--- Start ---
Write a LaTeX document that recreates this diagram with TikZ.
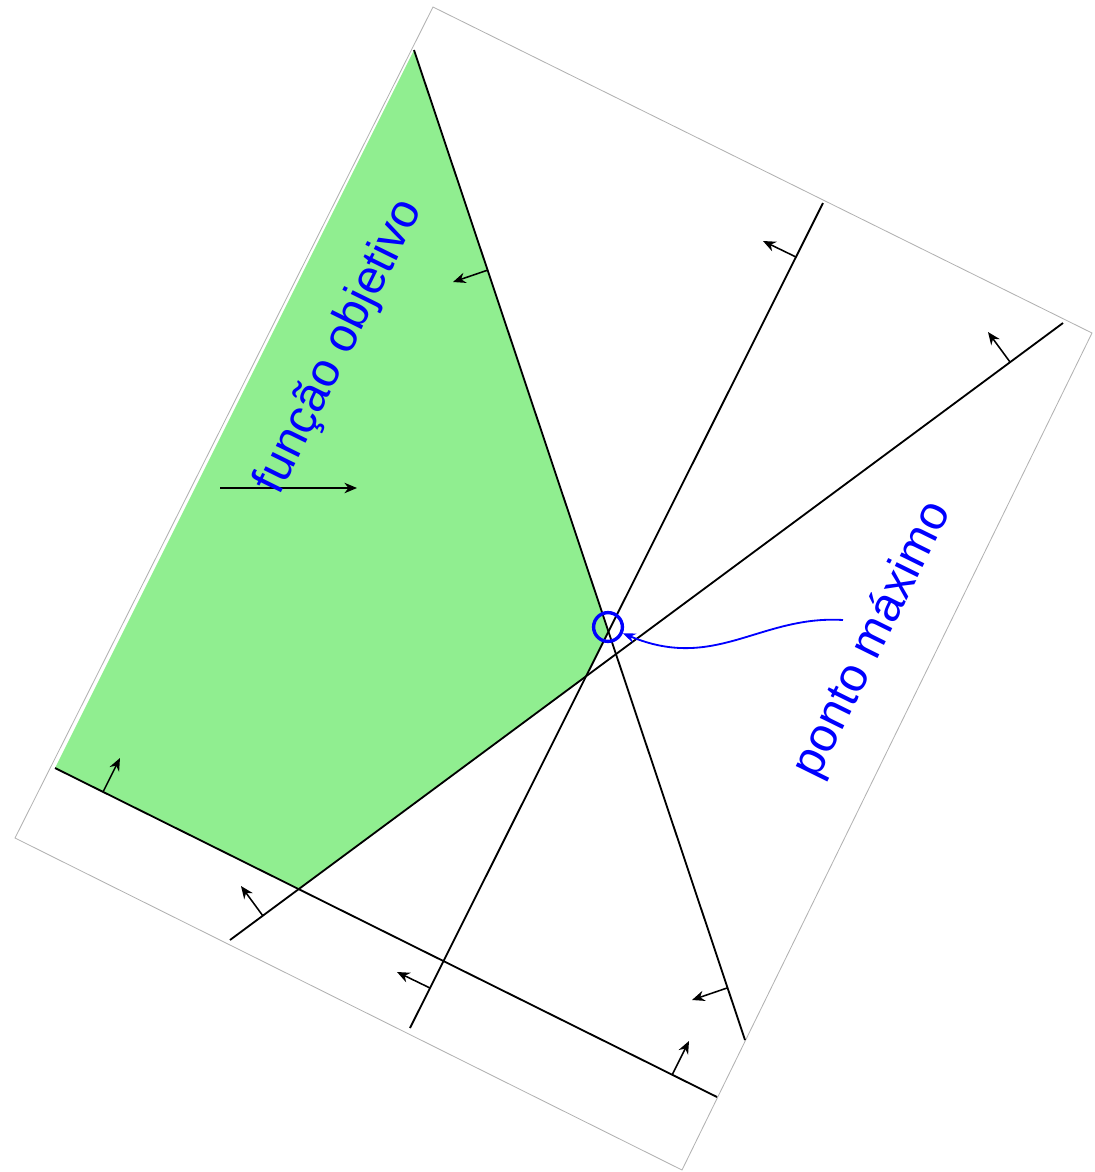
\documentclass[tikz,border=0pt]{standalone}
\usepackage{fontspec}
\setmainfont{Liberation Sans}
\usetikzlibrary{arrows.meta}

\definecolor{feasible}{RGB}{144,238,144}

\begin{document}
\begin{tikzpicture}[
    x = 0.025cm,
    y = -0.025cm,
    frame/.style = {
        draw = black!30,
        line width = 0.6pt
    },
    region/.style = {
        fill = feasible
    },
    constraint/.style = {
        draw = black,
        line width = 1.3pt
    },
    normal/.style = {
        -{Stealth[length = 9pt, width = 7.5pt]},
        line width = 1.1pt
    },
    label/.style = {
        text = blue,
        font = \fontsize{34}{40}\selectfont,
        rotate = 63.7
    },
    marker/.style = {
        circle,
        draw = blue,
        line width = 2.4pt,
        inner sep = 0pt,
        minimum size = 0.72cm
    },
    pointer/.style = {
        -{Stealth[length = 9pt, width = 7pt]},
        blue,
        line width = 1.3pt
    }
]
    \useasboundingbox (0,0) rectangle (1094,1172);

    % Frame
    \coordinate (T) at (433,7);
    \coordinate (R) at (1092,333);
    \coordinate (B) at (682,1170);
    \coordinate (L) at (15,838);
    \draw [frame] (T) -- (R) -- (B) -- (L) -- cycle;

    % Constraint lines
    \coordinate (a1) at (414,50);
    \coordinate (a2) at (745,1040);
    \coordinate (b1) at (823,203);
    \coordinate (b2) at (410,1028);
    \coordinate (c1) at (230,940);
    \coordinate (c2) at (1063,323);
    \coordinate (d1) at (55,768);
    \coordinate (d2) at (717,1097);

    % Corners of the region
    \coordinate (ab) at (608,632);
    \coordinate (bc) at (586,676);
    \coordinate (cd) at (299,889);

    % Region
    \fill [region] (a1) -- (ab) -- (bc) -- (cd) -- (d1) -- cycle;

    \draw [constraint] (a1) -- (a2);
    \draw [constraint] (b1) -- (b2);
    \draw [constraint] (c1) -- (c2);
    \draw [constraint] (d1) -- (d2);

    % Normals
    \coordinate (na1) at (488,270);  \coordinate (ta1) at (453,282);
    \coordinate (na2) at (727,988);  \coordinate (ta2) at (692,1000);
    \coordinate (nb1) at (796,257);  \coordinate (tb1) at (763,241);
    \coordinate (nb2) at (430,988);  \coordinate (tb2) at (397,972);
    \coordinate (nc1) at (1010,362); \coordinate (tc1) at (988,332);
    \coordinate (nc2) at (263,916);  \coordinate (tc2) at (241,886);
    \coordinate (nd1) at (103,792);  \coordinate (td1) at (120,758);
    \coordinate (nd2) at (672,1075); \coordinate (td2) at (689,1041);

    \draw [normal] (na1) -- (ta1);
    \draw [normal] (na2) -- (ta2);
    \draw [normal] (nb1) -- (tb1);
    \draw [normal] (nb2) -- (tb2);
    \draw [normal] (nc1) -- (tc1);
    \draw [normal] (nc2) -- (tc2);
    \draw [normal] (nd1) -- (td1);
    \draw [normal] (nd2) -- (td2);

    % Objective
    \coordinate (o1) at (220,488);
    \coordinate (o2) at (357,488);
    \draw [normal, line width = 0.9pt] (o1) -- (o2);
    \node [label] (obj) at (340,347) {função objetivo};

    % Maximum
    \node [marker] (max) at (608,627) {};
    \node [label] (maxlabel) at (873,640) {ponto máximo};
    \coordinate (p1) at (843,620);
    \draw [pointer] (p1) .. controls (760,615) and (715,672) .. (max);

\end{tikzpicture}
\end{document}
--- End ---
** PROBLEM TO SOLVE **
Every line of the data should be copied as it stands, without the images.

** THE REPLY **
Write a LaTeX document that recreates this diagram with TikZ.
\documentclass[tikz,border=0pt]{standalone}
\usepackage{fontspec}
\setmainfont{Liberation Sans}
\usetikzlibrary{arrows.meta}

\definecolor{feasible}{RGB}{144,238,144}

\begin{document}
\begin{tikzpicture}[
    x = 0.025cm,
    y = -0.025cm,
    frame/.style = {
        draw = black!30,
        line width = 0.6pt
    },
    region/.style = {
        fill = feasible
    },
    constraint/.style = {
        draw = black,
        line width = 1.3pt
    },
    normal/.style = {
        -{Stealth[length = 9pt, width = 7.5pt]},
        line width = 1.1pt
    },
    label/.style = {
        text = blue,
        font = \fontsize{34}{40}\selectfont,
        rotate = 63.7
    },
    marker/.style = {
        circle,
        draw = blue,
        line width = 2.4pt,
        inner sep = 0pt,
        minimum size = 0.72cm
    },
    pointer/.style = {
        -{Stealth[length = 9pt, width = 7pt]},
        blue,
        line width = 1.3pt
    }
]
    \useasboundingbox (0,0) rectangle (1094,1172);

    % Frame
    \coordinate (T) at (433,7);
    \coordinate (R) at (1092,333);
    \coordinate (B) at (682,1170);
    \coordinate (L) at (15,838);
    \draw [frame] (T) -- (R) -- (B) -- (L) -- cycle;

    % Constraint lines
    \coordinate (a1) at (414,50);
    \coordinate (a2) at (745,1040);
    \coordinate (b1) at (823,203);
    \coordinate (b2) at (410,1028);
    \coordinate (c1) at (230,940);
    \coordinate (c2) at (1063,323);
    \coordinate (d1) at (55,768);
    \coordinate (d2) at (717,1097);

    % Corners of the region
    \coordinate (ab) at (608,632);
    \coordinate (bc) at (586,676);
    \coordinate (cd) at (299,889);

    % Region
    \fill [region] (a1) -- (ab) -- (bc) -- (cd) -- (d1) -- cycle;

    \draw [constraint] (a1) -- (a2);
    \draw [constraint] (b1) -- (b2);
    \draw [constraint] (c1) -- (c2);
    \draw [constraint] (d1) -- (d2);

    % Normals
    \coordinate (na1) at (488,270);  \coordinate (ta1) at (453,282);
    \coordinate (na2) at (727,988);  \coordinate (ta2) at (692,1000);
    \coordinate (nb1) at (796,257);  \coordinate (tb1) at (763,241);
    \coordinate (nb2) at (430,988);  \coordinate (tb2) at (397,972);
    \coordinate (nc1) at (1010,362); \coordinate (tc1) at (988,332);
    \coordinate (nc2) at (263,916);  \coordinate (tc2) at (241,886);
    \coordinate (nd1) at (103,792);  \coordinate (td1) at (120,758);
    \coordinate (nd2) at (672,1075); \coordinate (td2) at (689,1041);

    \draw [normal] (na1) -- (ta1);
    \draw [normal] (na2) -- (ta2);
    \draw [normal] (nb1) -- (tb1);
    \draw [normal] (nb2) -- (tb2);
    \draw [normal] (nc1) -- (tc1);
    \draw [normal] (nc2) -- (tc2);
    \draw [normal] (nd1) -- (td1);
    \draw [normal] (nd2) -- (td2);

    % Objective
    \coordinate (o1) at (220,488);
    \coordinate (o2) at (357,488);
    \draw [normal, line width = 0.9pt] (o1) -- (o2);
    \node [label] (obj) at (340,347) {função objetivo};

    % Maximum
    \node [marker] (max) at (608,627) {};
    \node [label] (maxlabel) at (873,640) {ponto máximo};
    \coordinate (p1) at (843,620);
    \draw [pointer] (p1) .. controls (760,615) and (715,672) .. (max);

\end{tikzpicture}
\end{document}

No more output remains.